Give the data a second time, exactly and in full.

** BEGIN Given data **

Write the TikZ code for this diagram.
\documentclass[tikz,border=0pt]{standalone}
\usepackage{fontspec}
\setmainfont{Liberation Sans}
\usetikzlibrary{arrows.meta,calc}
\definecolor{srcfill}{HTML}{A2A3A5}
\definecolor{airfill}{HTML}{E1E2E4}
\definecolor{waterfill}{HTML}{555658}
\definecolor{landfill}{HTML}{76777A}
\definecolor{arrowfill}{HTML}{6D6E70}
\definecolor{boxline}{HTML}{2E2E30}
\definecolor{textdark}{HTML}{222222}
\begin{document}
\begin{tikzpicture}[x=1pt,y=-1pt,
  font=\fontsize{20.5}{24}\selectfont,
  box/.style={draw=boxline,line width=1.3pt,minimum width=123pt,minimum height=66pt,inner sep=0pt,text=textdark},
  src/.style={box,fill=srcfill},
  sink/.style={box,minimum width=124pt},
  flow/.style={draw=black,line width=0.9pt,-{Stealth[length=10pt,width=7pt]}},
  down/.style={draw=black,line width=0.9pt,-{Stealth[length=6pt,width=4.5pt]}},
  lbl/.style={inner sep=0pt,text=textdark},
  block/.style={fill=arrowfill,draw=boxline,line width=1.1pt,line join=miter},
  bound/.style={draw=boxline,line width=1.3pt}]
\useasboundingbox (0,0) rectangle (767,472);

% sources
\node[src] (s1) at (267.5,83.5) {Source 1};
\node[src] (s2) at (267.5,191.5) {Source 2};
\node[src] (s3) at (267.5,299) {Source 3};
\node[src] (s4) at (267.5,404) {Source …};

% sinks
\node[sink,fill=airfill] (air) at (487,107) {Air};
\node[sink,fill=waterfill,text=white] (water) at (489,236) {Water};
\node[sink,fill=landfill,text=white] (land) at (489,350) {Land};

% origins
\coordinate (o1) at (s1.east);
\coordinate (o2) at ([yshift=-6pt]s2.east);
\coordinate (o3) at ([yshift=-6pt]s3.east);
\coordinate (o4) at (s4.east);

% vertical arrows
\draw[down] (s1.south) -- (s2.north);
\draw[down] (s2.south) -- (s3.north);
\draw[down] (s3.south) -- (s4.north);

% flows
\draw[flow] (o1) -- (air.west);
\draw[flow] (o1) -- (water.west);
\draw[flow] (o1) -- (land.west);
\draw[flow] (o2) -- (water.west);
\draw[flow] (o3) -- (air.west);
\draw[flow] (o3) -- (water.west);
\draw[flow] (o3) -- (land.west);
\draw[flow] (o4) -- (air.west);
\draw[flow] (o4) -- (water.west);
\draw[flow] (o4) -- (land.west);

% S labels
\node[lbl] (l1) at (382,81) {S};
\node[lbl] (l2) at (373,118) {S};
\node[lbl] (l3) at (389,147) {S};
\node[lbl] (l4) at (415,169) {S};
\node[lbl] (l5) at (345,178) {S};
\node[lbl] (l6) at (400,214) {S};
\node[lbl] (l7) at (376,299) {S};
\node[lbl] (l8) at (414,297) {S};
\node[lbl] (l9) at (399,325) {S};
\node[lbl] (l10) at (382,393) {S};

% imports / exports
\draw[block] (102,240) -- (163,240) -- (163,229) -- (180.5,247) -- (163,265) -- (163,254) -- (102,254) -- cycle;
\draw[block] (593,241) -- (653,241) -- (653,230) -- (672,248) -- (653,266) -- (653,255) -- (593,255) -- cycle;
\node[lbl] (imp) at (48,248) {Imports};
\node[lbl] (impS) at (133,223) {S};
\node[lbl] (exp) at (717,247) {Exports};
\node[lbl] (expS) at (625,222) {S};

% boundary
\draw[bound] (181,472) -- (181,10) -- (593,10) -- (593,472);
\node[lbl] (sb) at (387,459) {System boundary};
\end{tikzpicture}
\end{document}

** END Given data **

Answer to the exercise —
Write the TikZ code for this diagram.
\documentclass[tikz,border=0pt]{standalone}
\usepackage{fontspec}
\setmainfont{Liberation Sans}
\usetikzlibrary{arrows.meta,calc}
\definecolor{srcfill}{HTML}{A2A3A5}
\definecolor{airfill}{HTML}{E1E2E4}
\definecolor{waterfill}{HTML}{555658}
\definecolor{landfill}{HTML}{76777A}
\definecolor{arrowfill}{HTML}{6D6E70}
\definecolor{boxline}{HTML}{2E2E30}
\definecolor{textdark}{HTML}{222222}
\begin{document}
\begin{tikzpicture}[x=1pt,y=-1pt,
  font=\fontsize{20.5}{24}\selectfont,
  box/.style={draw=boxline,line width=1.3pt,minimum width=123pt,minimum height=66pt,inner sep=0pt,text=textdark},
  src/.style={box,fill=srcfill},
  sink/.style={box,minimum width=124pt},
  flow/.style={draw=black,line width=0.9pt,-{Stealth[length=10pt,width=7pt]}},
  down/.style={draw=black,line width=0.9pt,-{Stealth[length=6pt,width=4.5pt]}},
  lbl/.style={inner sep=0pt,text=textdark},
  block/.style={fill=arrowfill,draw=boxline,line width=1.1pt,line join=miter},
  bound/.style={draw=boxline,line width=1.3pt}]
\useasboundingbox (0,0) rectangle (767,472);

% sources
\node[src] (s1) at (267.5,83.5) {Source 1};
\node[src] (s2) at (267.5,191.5) {Source 2};
\node[src] (s3) at (267.5,299) {Source 3};
\node[src] (s4) at (267.5,404) {Source …};

% sinks
\node[sink,fill=airfill] (air) at (487,107) {Air};
\node[sink,fill=waterfill,text=white] (water) at (489,236) {Water};
\node[sink,fill=landfill,text=white] (land) at (489,350) {Land};

% origins
\coordinate (o1) at (s1.east);
\coordinate (o2) at ([yshift=-6pt]s2.east);
\coordinate (o3) at ([yshift=-6pt]s3.east);
\coordinate (o4) at (s4.east);

% vertical arrows
\draw[down] (s1.south) -- (s2.north);
\draw[down] (s2.south) -- (s3.north);
\draw[down] (s3.south) -- (s4.north);

% flows
\draw[flow] (o1) -- (air.west);
\draw[flow] (o1) -- (water.west);
\draw[flow] (o1) -- (land.west);
\draw[flow] (o2) -- (water.west);
\draw[flow] (o3) -- (air.west);
\draw[flow] (o3) -- (water.west);
\draw[flow] (o3) -- (land.west);
\draw[flow] (o4) -- (air.west);
\draw[flow] (o4) -- (water.west);
\draw[flow] (o4) -- (land.west);

% S labels
\node[lbl] (l1) at (382,81) {S};
\node[lbl] (l2) at (373,118) {S};
\node[lbl] (l3) at (389,147) {S};
\node[lbl] (l4) at (415,169) {S};
\node[lbl] (l5) at (345,178) {S};
\node[lbl] (l6) at (400,214) {S};
\node[lbl] (l7) at (376,299) {S};
\node[lbl] (l8) at (414,297) {S};
\node[lbl] (l9) at (399,325) {S};
\node[lbl] (l10) at (382,393) {S};

% imports / exports
\draw[block] (102,240) -- (163,240) -- (163,229) -- (180.5,247) -- (163,265) -- (163,254) -- (102,254) -- cycle;
\draw[block] (593,241) -- (653,241) -- (653,230) -- (672,248) -- (653,266) -- (653,255) -- (593,255) -- cycle;
\node[lbl] (imp) at (48,248) {Imports};
\node[lbl] (impS) at (133,223) {S};
\node[lbl] (exp) at (717,247) {Exports};
\node[lbl] (expS) at (625,222) {S};

% boundary
\draw[bound] (181,472) -- (181,10) -- (593,10) -- (593,472);
\node[lbl] (sb) at (387,459) {System boundary};
\end{tikzpicture}
\end{document}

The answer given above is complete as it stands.